In late September 2011, Anwar al-Awlaki (pictured) became the first United States citizen to be killed in a CIA drone strike. Born in New Mexico, Awlaki ultimately moved to Yemen to preach to militants and jihadists. While he has been linked to a variety of terrorist plots, Awlaki was never indicted for any crime. In February 2012, the ACLU and the New York Times filed a lawsuit against the federal government for its failure to comply with Freedom of Information Act (FOIA) requests:
Although U.S. government officials, including the President and the Secretary of Defense, have made statements on the record confirming the existence of the targeted killing program, the government has not disclosed the process by which it adds names to so-called ‘kill lists;’ the standards under which it determines which Americans may be put to death; or the evidentiary bases on which it concluded that those standards were satisfied in any particular case.
Today, the Obama administration has still not complied with these FOIA requests. On June 18, BORDC and DDF joined Citizens for Responsibility and Ethics in Washington (CREW), the Electronic Freedom Foundation (EFF), and over 25 other organizations in demanding accountability. Together, these organizations signed a letter to Attorney General Eric Holder urging he “release the memorandum drafted by the Department of Justice’s Office of Legal Counsel (“OLC”) justifying the killing of Anwar al-Awlaki.”
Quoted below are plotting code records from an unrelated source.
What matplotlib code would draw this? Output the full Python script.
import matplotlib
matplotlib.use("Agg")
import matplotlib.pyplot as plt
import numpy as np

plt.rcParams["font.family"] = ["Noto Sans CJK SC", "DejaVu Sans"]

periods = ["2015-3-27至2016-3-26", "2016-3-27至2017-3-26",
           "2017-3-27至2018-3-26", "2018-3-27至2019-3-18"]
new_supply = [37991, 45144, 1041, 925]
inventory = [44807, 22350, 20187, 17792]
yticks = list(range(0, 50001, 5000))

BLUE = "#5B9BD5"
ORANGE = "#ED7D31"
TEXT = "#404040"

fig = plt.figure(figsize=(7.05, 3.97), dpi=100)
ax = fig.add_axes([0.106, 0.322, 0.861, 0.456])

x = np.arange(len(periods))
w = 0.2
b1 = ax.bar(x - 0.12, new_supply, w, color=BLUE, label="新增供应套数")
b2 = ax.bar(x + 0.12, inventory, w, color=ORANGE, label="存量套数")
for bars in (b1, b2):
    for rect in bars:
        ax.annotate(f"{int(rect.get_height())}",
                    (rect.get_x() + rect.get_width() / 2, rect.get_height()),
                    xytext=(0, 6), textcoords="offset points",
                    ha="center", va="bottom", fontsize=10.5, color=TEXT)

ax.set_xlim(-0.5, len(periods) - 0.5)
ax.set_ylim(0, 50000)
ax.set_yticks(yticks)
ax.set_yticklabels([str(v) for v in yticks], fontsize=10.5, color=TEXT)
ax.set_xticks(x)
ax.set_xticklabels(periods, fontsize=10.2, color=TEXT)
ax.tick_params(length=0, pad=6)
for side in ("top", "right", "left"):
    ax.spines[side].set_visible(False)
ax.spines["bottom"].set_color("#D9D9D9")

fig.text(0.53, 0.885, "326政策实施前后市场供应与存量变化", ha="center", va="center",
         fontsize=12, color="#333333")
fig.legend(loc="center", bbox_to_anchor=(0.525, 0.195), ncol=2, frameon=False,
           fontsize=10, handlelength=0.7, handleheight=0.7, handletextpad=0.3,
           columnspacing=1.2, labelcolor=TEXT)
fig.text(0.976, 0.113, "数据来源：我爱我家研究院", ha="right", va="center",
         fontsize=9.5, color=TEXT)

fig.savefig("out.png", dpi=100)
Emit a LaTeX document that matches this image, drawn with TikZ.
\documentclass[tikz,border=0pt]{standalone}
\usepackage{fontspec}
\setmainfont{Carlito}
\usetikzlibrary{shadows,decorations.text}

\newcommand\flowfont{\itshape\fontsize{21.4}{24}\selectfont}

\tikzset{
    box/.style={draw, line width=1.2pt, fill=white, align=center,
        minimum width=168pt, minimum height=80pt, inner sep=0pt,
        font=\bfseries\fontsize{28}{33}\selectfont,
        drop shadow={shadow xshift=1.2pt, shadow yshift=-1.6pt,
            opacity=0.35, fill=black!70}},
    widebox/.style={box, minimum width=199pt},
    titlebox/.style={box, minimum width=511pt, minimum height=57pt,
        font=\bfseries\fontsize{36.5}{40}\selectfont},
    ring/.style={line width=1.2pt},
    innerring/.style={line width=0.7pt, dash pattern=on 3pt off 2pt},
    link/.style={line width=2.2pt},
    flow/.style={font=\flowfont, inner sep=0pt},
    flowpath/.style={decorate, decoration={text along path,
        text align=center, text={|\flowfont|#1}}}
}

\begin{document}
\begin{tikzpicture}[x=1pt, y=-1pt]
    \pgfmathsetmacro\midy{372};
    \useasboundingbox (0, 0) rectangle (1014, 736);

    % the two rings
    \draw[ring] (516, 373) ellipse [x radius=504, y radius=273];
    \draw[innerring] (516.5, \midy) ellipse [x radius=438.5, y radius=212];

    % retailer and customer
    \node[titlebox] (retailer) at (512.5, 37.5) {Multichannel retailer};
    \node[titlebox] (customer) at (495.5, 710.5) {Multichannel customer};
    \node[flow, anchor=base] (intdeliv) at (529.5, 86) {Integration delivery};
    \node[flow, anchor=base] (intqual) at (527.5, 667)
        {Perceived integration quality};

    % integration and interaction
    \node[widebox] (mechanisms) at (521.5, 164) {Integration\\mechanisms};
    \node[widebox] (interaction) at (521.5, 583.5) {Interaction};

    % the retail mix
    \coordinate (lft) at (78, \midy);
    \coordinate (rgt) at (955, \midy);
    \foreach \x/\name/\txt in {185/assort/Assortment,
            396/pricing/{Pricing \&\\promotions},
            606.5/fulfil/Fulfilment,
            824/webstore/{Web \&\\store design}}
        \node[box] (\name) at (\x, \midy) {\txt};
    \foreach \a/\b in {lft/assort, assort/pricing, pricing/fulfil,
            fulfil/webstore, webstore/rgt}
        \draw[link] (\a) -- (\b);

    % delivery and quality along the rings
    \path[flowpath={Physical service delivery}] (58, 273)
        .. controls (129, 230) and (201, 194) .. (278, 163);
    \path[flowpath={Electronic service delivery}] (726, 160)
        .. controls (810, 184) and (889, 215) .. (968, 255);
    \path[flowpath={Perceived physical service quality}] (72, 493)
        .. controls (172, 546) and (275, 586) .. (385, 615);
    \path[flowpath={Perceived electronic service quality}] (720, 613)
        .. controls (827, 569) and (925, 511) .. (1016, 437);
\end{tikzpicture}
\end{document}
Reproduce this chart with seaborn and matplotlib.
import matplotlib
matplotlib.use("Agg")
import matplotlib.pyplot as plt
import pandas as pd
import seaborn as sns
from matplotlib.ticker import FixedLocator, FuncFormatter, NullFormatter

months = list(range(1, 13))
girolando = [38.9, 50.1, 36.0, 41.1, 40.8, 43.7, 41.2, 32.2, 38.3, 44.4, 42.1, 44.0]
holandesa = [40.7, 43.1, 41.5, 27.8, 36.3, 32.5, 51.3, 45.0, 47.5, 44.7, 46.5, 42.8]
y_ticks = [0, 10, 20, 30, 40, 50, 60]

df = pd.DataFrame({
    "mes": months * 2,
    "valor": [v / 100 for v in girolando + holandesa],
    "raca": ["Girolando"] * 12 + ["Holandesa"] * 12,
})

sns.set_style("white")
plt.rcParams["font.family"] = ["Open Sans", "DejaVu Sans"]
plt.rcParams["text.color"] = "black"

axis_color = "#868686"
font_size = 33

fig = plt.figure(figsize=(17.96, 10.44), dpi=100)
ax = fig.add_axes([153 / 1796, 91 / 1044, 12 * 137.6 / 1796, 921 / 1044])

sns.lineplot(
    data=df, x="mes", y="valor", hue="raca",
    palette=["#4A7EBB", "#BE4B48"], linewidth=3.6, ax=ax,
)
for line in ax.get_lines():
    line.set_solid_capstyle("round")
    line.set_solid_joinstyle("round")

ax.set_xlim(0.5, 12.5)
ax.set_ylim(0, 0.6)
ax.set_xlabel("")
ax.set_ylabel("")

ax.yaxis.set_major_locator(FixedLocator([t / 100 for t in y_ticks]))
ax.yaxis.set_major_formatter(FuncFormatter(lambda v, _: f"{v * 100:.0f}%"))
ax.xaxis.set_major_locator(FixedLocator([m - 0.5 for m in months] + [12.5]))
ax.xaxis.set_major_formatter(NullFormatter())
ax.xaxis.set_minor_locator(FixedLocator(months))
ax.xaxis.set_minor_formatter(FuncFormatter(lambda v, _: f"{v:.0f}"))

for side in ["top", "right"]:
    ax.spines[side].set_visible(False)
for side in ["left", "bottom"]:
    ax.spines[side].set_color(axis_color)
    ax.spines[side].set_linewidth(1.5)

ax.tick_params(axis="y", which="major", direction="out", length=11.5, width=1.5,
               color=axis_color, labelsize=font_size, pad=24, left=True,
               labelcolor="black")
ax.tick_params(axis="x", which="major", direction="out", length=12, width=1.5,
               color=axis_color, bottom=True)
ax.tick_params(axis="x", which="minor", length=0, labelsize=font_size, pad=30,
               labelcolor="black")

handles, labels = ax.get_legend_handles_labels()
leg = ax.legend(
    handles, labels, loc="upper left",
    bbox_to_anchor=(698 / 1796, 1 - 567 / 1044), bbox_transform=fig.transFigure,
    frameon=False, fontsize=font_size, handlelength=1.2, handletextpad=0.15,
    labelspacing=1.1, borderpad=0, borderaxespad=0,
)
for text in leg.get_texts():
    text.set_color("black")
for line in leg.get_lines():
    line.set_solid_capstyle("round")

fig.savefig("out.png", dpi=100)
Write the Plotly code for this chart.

The letter questioned the legality of targeted strikes against U.S. citizens on foreign soil. In addition, withholding the documents and memos that justified targeted killings threatens democracy and government transparency. The letter even quoted President Obama’s decision to release the torture memos: “withholding these memos would only serve to deny facts that have been in the public domain for some time. This could contribute to an inaccurate accounting of the past, and fuel erroneous and inflammatory assumptions about actions taken by the United States.” Three days after the letter’s release, the Obama administration claimed a Yemeni drone may have killed al-Awlaki, and thus, no disclosure was necessary. By shrouding its drone program in secrecy, the Obama administration continues to move away from transparency and accountability.